Ça, c'est mon cinéma personnel ; c'est quand je mets ma machine à fictions au service de mon ego. J'ai toujours compensé le réel dans la salle obscure de mon cerveau, c'est une vieille habitude, que j'ai réactivée pour faire face à la maladie. Ce qui est nouveau, en revanche, ce sont les rêves, les vrais, ceux de la nuit, qui se déroulent en dehors de tout contrôle. Je fais comme avant des rêves compliqués, absurdes, érotiques, idiots, poétiques ; mais depuis que mes jambes ont commencé à faiblir, il m'arrive de ressentir leur ancienne force dans mes rêves. Je me suis plusieurs fois réveillée persuadée que j'avais exagéré mon mal : j'avais marché avec une telle aisance pendant mon sommeil ! L'impression était si réelle que je prenais le rêve pour un souvenir. Et puis, bien sûr, je reprenais pied dans le réel. Ces réveils-là sont un peu tristes.

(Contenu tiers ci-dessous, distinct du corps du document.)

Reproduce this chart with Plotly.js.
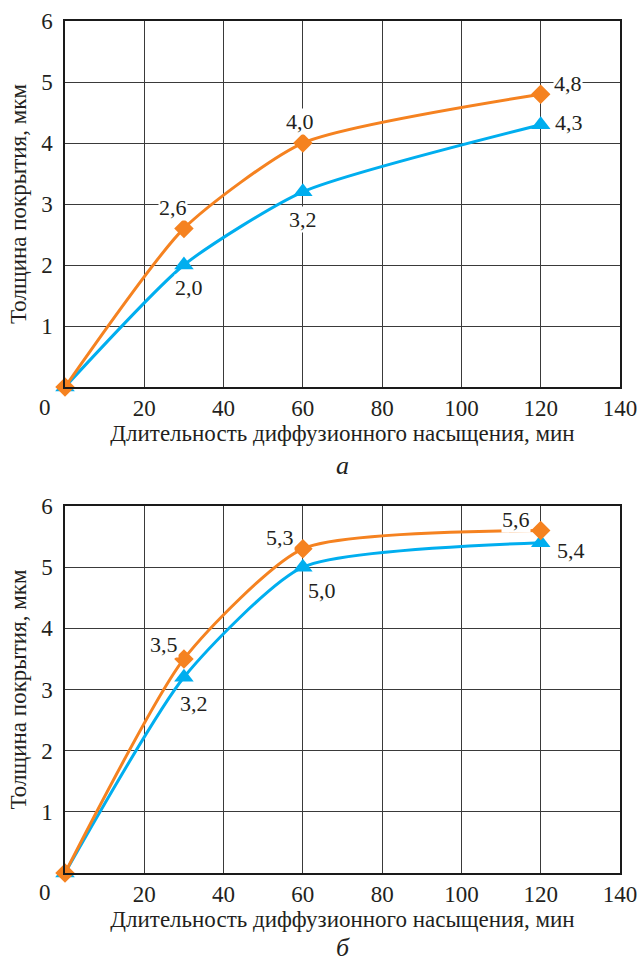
<!DOCTYPE html>
<html>
<head>
<meta charset="utf-8">
<script src="https://cdn.plot.ly/plotly-3.0.1.min.js"></script>
<style>
html,body{margin:0;padding:0;background:#fff}
#chart{width:638px;height:963px}
</style>
</head>
<body>
<div id="chart" style="width:638px;height:963px"></div>
<script>
// ---- data ----
const time = [0, 30, 60, 120];
const orangeA = [0, 2.6, 4.0, 4.8];
const blueA = [0, 2.0, 3.2, 4.3];
const orangeB = [0, 3.5, 5.3, 5.6];
const blueB = [0, 3.2, 5.0, 5.4];
const xTicks = [20, 40, 60, 80, 100, 120, 140];
const yTicks = [1, 2, 3, 4, 5, 6];
const xTitle = 'Длительность диффузионного насыщения, мин';
const yTitle = 'Толщина покрытия, мкм';
const panelLabels = ['а', 'б'];

// ---- style ----
const ORANGE = '#F58220';
const BLUE = '#00AEEF';
const SERIF = 'Times New Roman';
const TXT = '#231F20';

const offOA = [[-11,-21],[-3,-22],[27,-11]];
const offBA = [[5,22],[0,28],[28,-2]];
const offOB = [[-20,-14],[-23,-11],[-25,-11]];
const offBB = [[10,26],[19,23],[30,8]];

function fmt(v){ return v.toFixed(1).replace('.', ','); }

function makeTraces(o, b, xa, ya){
  return [
    {x: time, y: b, xaxis: xa, yaxis: ya, type: 'scatter', mode: 'lines+markers',
     line: {color: BLUE, width: 3, shape: 'spline', smoothing: 0.6},
     marker: {symbol: 'triangle-up', size: 17, color: BLUE}, cliponaxis: false, hoverinfo: 'skip'},
    {x: time, y: o, xaxis: xa, yaxis: ya, type: 'scatter', mode: 'lines+markers',
     line: {color: ORANGE, width: 3, shape: 'spline', smoothing: 0.6},
     marker: {symbol: 'diamond', size: 15, color: ORANGE}, cliponaxis: false, hoverinfo: 'skip'}
  ];
}

function makeLabels(vals, offs, xr, yr){
  const out = [];
  for (let i = 1; i < time.length; i++){
    out.push({x: time[i], y: vals[i], xref: xr, yref: yr, text: fmt(vals[i]),
      showarrow: false, xshift: offs[i-1][0], yshift: -offs[i-1][1],
      bgcolor: '#fff', borderpad: 0,
      font: {family: SERIF, size: 22, color: TXT}});
  }
  return out;
}

const axisX = (anchor) => ({
  anchor: anchor, range: [0, 140], tickvals: xTicks, ticktext: xTicks.map(String),
  showgrid: true, gridcolor: '#3a3a3a', gridwidth: 1, zeroline: false,
  showline: true, mirror: true, linecolor: '#1a1a1a', linewidth: 1.5,
  ticks: '',
  tickfont: {family: SERIF, size: 23, color: TXT},
  title: {text: xTitle, font: {family: SERIF, size: 23, color: TXT}, standoff: 0}
});
const axisY = (anchor, dom) => ({
  anchor: anchor, domain: dom, range: [0, 6], tickvals: yTicks, ticktext: yTicks.map(String),
  showgrid: true, gridcolor: '#3a3a3a', gridwidth: 1, zeroline: false,
  showline: true, mirror: true, linecolor: '#1a1a1a', linewidth: 1.5,
  ticks: 'outside', ticklen: 6, tickcolor: 'rgba(0,0,0,0)',
  tickfont: {family: SERIF, size: 23, color: TXT},
  title: {text: yTitle, font: {family: SERIF, size: 23, color: TXT}, standoff: 8}
});

const figData = [...makeTraces(orangeA, blueA, 'x', 'y'), ...makeTraces(orangeB, blueB, 'x2', 'y2')];

const figAnnotations = [
  ...makeLabels(orangeA, offOA, 'x', 'y'),
  ...makeLabels(blueA, offBA, 'x', 'y'),
  ...makeLabels(orangeB, offOB, 'x2', 'y2'),
  ...makeLabels(blueB, offBB, 'x2', 'y2'),
  {x: 0, y: 0, xref: 'x', yref: 'y', text: '0', showarrow: false, xshift: -20, yshift: -20,
   font: {family: SERIF, size: 23, color: TXT}},
  {x: 0, y: 0, xref: 'x2', yref: 'y2', text: '0', showarrow: false, xshift: -20, yshift: -20,
   font: {family: SERIF, size: 23, color: TXT}},
  {x: 0.5, y: 0.5704, xref: 'paper', yref: 'paper', yanchor: 'middle', yshift: -78, text: '<i>' + panelLabels[0] + '</i>',
   showarrow: false, font: {family: SERIF, size: 26, color: TXT}},
  {x: 0.5, y: 0, xref: 'paper', yref: 'paper', yanchor: 'middle', yshift: -74, text: '<i>' + panelLabels[1] + '</i>',
   showarrow: false, font: {family: SERIF, size: 26, color: TXT}}
];

const figLayout = {
  width: 638, height: 963,
  margin: {l: 65, r: 18, t: 21, b: 90},
  paper_bgcolor: '#fff', plot_bgcolor: '#fff',
  showlegend: false,
  font: {family: SERIF, color: TXT},
  xaxis: axisX('y'),
  yaxis: axisY('x', [0.5704, 1]),
  xaxis2: axisX('y2'),
  yaxis2: axisY('x2', [0, 0.4308]),
  annotations: figAnnotations
};

Plotly.newPlot('chart', figData, figLayout, {displayModeBar: false});
</script>
</body>
</html>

Il y eut un rêve, pourtant, qui m'a donné une absolue satisfaction. J'y faisais du vélo avec un groupe, comme lorsque j'allais en colonie de vacances. Je dois dire qu'à l'époque c'était un calvaire : je n'étais pas sportive, je n'aimais pas pédaler, et je me retrouvais toujours en queue de peloton. Mais dans mon rêve, comme par miracle, mes jambes appuyaient sans effort sur les pédales, et je roulais avec une aisance que je n'ai jamais connue, même à l'époque de ma pleine santé. J'étais la reine du bitume, je dépassais mes compagnons les uns après les autres, et quand je me suis réveillée, j'étais en train de pédaler triomphalement loin devant les autres, sans effort, sans douleur. Comme dans un rêve. Je ne me suis pas sentie frustrée en me réveillant ; au contraire je souriais, heureuse comme si j'avais vraiment dépassé tout le monde. La différence avec les autres rêves, c'est que celui-là n'était pas un souvenir de ma force perdue : je n'ai jamais dépassé personne à vélo ! C'est un rêve qui ne me cause aucun regret, une création merveilleuse qui me répare à la fois de la maladie et de mes frustrations d'enfance. Un rêve qui fait rêver.
Le corps incertain, © Arléa, 2006.
Le rêve qui soigne.
Cette expérience montre plusieurs aspects du rêve. On retrouve cet accomplissement de souhait dont parle Freud, mais au-delà, c'est sur le bonheur de rêver que s'achève l'expérience. Ce contact avec le rêve reconnu comme rêve est le cadeau même – présent absolu, qui ne laisse rien de mieux à désirer – c'est le bonheur ! mais ce n'est pas "le rêve !", comme on dit de ce qu'on rêve d'atteindre, c'est le rêve dans sa plénitude, celui du rêveur insouciant et heureux de l'être. Il y a un rêveur bachelardien, un rêveur éveillé dans ce rêve-là. La dose de conscience du bienfait du rêve. C'est pourquoi nul regret ne s'ensuit face à une réalité réapparue qui n'éteint pas la conscience de ce bonheur porté en soi.
Le rêveur a joui d'un rêve lui appartenant pleinement, le constituant. C'est notre imaginaire reconnu comme complémentarité, continuité, consubstancialité de nous-mêmes. C'est aussi facile et aussi difficile à comprendre que pour l'enfant l'unité de la lune en toutes ses phases cachées.
Le manque n'est accepté que parce qu'il est comblé. Pour le psychisme le rêve existe au même titre que la réalité, l'un dans l'ombre de l'autre. Rêver sa vie et vivre ses rêves, c'est ni plus ni moins ce que nous faisons.
En se réveillant de son rêve de vélo, la narratrice vit cette unité d'elle-même, cette complétude : l'immense énergie développée par la jeune femme pour marcher avec les autres, l'immense énergie que l'enfant déployait pour rouler à bicyclette avec les autres ne font qu'une avec cette immense énergie grâce à laquelle la rêveuse à vélo dépasse tout le monde. Elle lui appartient. Et cette certitude qui vient de se constituer la comble de bonheur.